Alejandro Amenábar propose avec Les autres un thriller psychologique d’une sophistication indéniable, où l’atmosphère oppressante et les performances d’acteurs brillent. Cependant, bien que le film excelle à capturer l’essence du suspense gothique, il reste entravé par quelques choix narratifs qui en limitent la portée.
L’intrigue, centrée sur Grace et ses enfants, repose sur une idée originale : un isolement forcé par la photosensibilité des enfants, qui impose une obscurité permanente dans le manoir familial. Cette prémisse permet à Amenábar d’explorer des thèmes profonds tels que le deuil, la foi et la culpabilité. La progression du récit est ponctuée de mystères qui captivent l’attention, tandis que des indices savamment distillés préparent le spectateur à la révélation finale.
Cependant, le rythme souffre d’une lenteur excessive dans certains segments, rendant l’expérience par moments trop contemplative. Si cette approche fonctionne pour instaurer une tension progressive, elle entraîne aussi des creux narratifs qui affaiblissent l’intensité globale du film. Quelques sous-intrigues, notamment celles concernant les domestiques, méritaient une attention plus approfondie pour renforcer l’équilibre de l’ensemble.
Nicole Kidman incarne Grace avec une intensité remarquable, conférant à son personnage une profondeur et une humanité palpables.

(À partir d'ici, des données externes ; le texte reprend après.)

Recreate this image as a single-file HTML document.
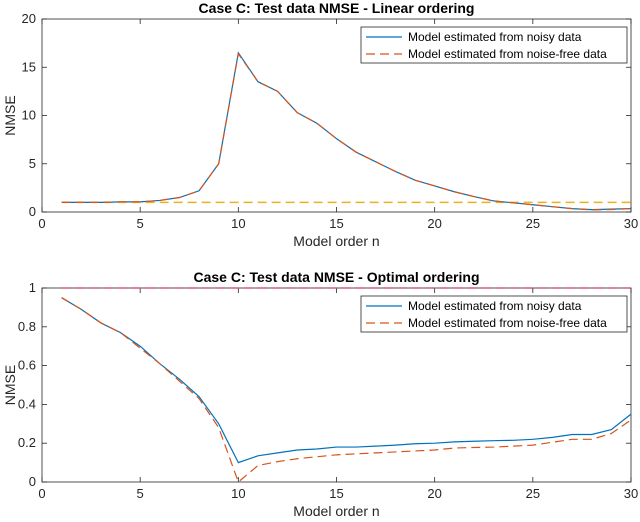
<!DOCTYPE html>
<html><head><meta charset="utf-8"><style>
body{margin:0;background:#fff}
svg{display:block;font-family:"Liberation Sans",sans-serif}
</style></head><body>
<svg id="c" width="640" height="522"></svg>
<script>
const ns="http://www.w3.org/2000/svg";
const xTicks=[0,5,10,15,20,25,30];
const topTicks=[0,5,10,15,20];
const botTicks=[0,0.2,0.4,0.6,0.8,1];
const botTickLabels=["0","0.2","0.4","0.6","0.8","1"];
const topNoisy=[1,1,1,1.05,1.05,1.2,1.5,2.2,5,16.5,13.5,12.5,10.3,9.2,7.6,6.2,5.2,4.2,3.3,2.7,2.1,1.6,1.15,0.95,0.75,0.55,0.35,0.25,0.3,0.35];
const topClean=[1,1,1,1.05,1.05,1.2,1.5,2.2,5,16.4,13.5,12.5,10.3,9.2,7.6,6.2,5.2,4.2,3.3,2.7,2.1,1.6,1.15,0.95,0.75,0.55,0.35,0.22,0.25,0.35];
const topRef=1;
const botNoisy=[.95,.89,.82,.77,.7,.61,.53,.44,.3,.1,.135,.15,.165,.17,.18,.18,.185,.19,.197,.2,.207,.21,.213,.215,.22,.23,.245,.245,.27,.35];
const botClean=[.95,.89,.82,.77,.69,.61,.52,.43,.28,0,.085,.105,.12,.13,.14,.145,.15,.155,.16,.165,.175,.178,.18,.185,.19,.205,.22,.22,.25,.32];
const botRef=1;
const svg=document.getElementById('c');
function el(t,a,p){const e=document.createElementNS(ns,t);for(const k in a)e.setAttribute(k,a[k]);(p||svg).appendChild(e);return e;}
function panel(name,title,y0,y1,ymax,yt,ytl,s1,s2,ref,refColor){
  const X0=42,X1=631;
  const g=el('g',{});
  
  
  const sx=v=>X0+(X1-X0)*v/30, sy=v=>y1-(y1-y0)*v/ymax;
  el('rect',{x:X0,y:y0,width:X1-X0,height:y1-y0,fill:'#fff',stroke:'#262626','stroke-width':0.8},g);
  xTicks.forEach(t=>{const x=sx(t);
    el('line',{x1:x,x2:x,y1:y1,y2:y1-5,stroke:'#262626','stroke-width':0.8},g);
    el('line',{x1:x,x2:x,y1:y0,y2:y0+5,stroke:'#262626','stroke-width':0.8},g);
    const tx=el('text',{x:x,y:y1+16,'font-size':13,'text-anchor':'middle',fill:'#262626'},g);tx.textContent=t;
    });
  yt.forEach((t,i)=>{const y=sy(t);
    el('line',{x1:X0,x2:X0+5,y1:y,y2:y,stroke:'#262626','stroke-width':0.8},g);
    el('line',{x1:X1,x2:X1-5,y1:y,y2:y,stroke:'#262626','stroke-width':0.8},g);
    const tx=el('text',{x:X0-6,y:y+4,'font-size':13,'text-anchor':'end',fill:'#262626'},g);tx.textContent=ytl[i];
    });
  const tt=el('text',{x:(X0+X1)/2,y:y0-6,'font-size':14,'font-weight':'bold','text-anchor':'middle',fill:'#000'},g);tt.textContent=title;
  
  const xl=el('text',{x:(X0+X1)/2,y:y1+34,'font-size':14,'text-anchor':'middle',fill:'#262626'},g);xl.textContent='Model order n';
  
  const yl=el('text',{x:0,y:0,'font-size':14,'text-anchor':'middle',fill:'#262626',transform:`translate(15,${(y0+y1)/2}) rotate(-90)`},g);yl.textContent='NMSE';
  
  const rl=el('line',{x1:sx(1),x2:X1,y1:sy(ref),y2:sy(ref),stroke:refColor,'stroke-width':1.5,'stroke-dasharray':'9,5'},g);
  
  const pts=s=>s.map((v,i)=>sx(i+1)+','+sy(v)).join(' ');
  const l1=el('polyline',{points:pts(s1),fill:'none',stroke:'#0072BD','stroke-width':1.2},g);
  
  const l2=el('polyline',{points:pts(s2),fill:'none',stroke:'#D95319','stroke-width':1.2,'stroke-dasharray':'9,5'},g);
  
  const lg=el('g',{},g);
  el('rect',{x:361,y:y0+8,width:266,height:36,fill:'#fff',stroke:'#262626','stroke-width':0.8},lg);
  el('line',{x1:366,x2:402,y1:y0+18,y2:y0+18,stroke:'#0072BD','stroke-width':1.2},lg);
  el('line',{x1:366,x2:402,y1:y0+35,y2:y0+35,stroke:'#D95319','stroke-width':1.2,'stroke-dasharray':'9,5'},lg);
  const a=el('text',{x:408,y:y0+22,'font-size':12,fill:'#000'},lg);a.textContent='Model estimated from noisy data';
  
  const b=el('text',{x:408,y:y0+39,'font-size':12,fill:'#000'},lg);b.textContent='Model estimated from noise-free data';
  
}
panel('top-panel','Case C: Test data NMSE - Linear ordering',19,212,20,topTicks,topTicks.map(String),topNoisy,topClean,topRef,'#EDB120');
panel('bottom-panel','Case C: Test data NMSE - Optimal ordering',288,482,1,botTicks,botTickLabels,botNoisy,botClean,botRef,'#D9587a');
</script>
</body></html>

Son jeu oscille brillamment entre rigidité glaciale et vulnérabilité émotive, rendant crédible son cheminement dans un récit où réalité et illusion se confondent. Elle parvient à maintenir l’intérêt même dans les moments où le scénario s’essouffle.
Fionnula Flanagan, dans le rôle de Bertha Mills, offre une performance nuancée, laissant planer le doute sur ses véritables intentions. Quant aux jeunes acteurs, Alakina Mann et James Bentley, ils apportent une touche d’authenticité, bien que leur contribution soit parfois éclipsée par la force de Kidman.
Amenábar démontre une maîtrise visuelle indéniable, construisant un univers sombre et oppressant où chaque détail visuel renforce l’ambiance du récit. Le jeu d’ombres et de lumières, essentiel à l’intrigue, est magnifiquement exécuté, transformant la maison en un personnage à part entière.
Cependant, cette approche méticuleuse peut donner l’impression d’une certaine prudence dans la mise en scène. Si l’atmosphère est indéniablement réussie, on aurait souhaité que le réalisateur prenne davantage de risques pour surprendre et déstabiliser le spectateur. Le film reste dans un cadre classique, là où une audace visuelle ou narrative supplémentaire aurait pu l’élever à un niveau supérieur.
Le dénouement, bien que habilement préparé, n’échappe pas à un certain sentiment de déjà-vu pour les amateurs du genre. La manière dont Amenábar dévoile la vérité est émotionnellement percutante, mais la similarité avec d’autres œuvres réduit quelque peu son impact. Cela dit, la dimension émotionnelle, portée par Kidman et la mise en scène subtile, sauve cette conclusion d’un prévisible trop évident.
La musique d’Alejandro Amenábar, minimaliste et discrète, joue un rôle crucial dans l’immersion du spectateur. Les notes sombres et les silences prolongés accentuent le sentiment de tension, ajoutant une couche supplémentaire à l’ambiance oppressante. Ce choix de simplicité fonctionne à merveille, évitant tout excès sonore inutile.
L’un des aspects les plus remarquables du film est sa capacité à jouer sur des émotions profondes, telles que la culpabilité et le désespoir. Pourtant, ces thèmes ne sont pas pleinement explorés, et le potentiel dramatique est parfois sacrifié au profit de l’atmosphère. Les personnages secondaires, en particulier, auraient pu bénéficier d’un développement plus substantiel pour enrichir l’expérience narrative.
Les autres est un thriller psychologique captivant qui se distingue par son atmosphère gothique soignée et les performances remarquables de son casting, en particulier Nicole Kidman. Bien qu’il pêche par un rythme inégal et une certaine prévisibilité dans son dénouement, il reste une œuvre marquante par son élégance visuelle et son exploration des frontières entre la vie et la mort. Avec un peu plus de dynamisme et d’audace, il aurait pu transcender son cadre pour devenir un véritable chef-d'œuvre.